Task to complete —
Copy, from the entries below, each line in which the string "with" appears.

Supplied records —
━━━
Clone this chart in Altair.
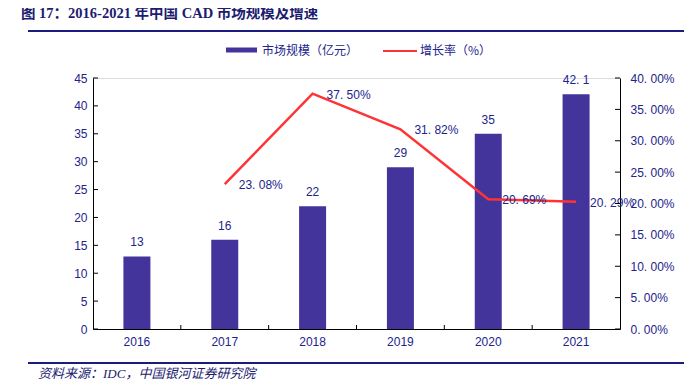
━━━
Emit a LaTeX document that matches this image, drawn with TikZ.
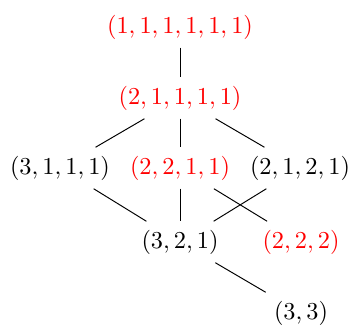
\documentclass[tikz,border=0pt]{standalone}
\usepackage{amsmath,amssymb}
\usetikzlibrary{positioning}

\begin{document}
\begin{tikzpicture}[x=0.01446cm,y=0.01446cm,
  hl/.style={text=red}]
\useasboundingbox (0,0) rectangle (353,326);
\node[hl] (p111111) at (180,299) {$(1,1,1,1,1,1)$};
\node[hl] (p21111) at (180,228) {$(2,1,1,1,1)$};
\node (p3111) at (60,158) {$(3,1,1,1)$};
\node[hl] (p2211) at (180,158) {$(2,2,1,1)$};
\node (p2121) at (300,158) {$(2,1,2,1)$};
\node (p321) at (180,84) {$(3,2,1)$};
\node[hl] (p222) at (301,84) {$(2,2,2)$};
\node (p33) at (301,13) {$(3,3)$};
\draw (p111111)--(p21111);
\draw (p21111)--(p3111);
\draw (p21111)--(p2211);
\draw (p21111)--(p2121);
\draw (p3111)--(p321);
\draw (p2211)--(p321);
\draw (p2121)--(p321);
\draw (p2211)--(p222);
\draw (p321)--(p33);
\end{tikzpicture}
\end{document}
━━━
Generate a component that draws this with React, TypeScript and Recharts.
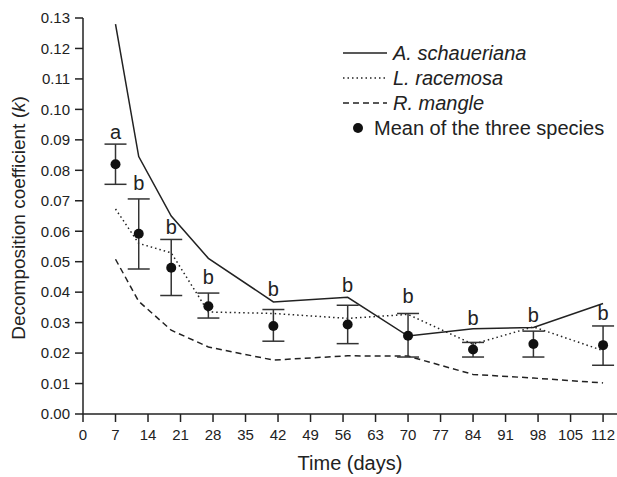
━━━
Reply —
Emit a LaTeX document that matches this image, drawn with TikZ.
Generate a component that draws this with React, TypeScript and Recharts.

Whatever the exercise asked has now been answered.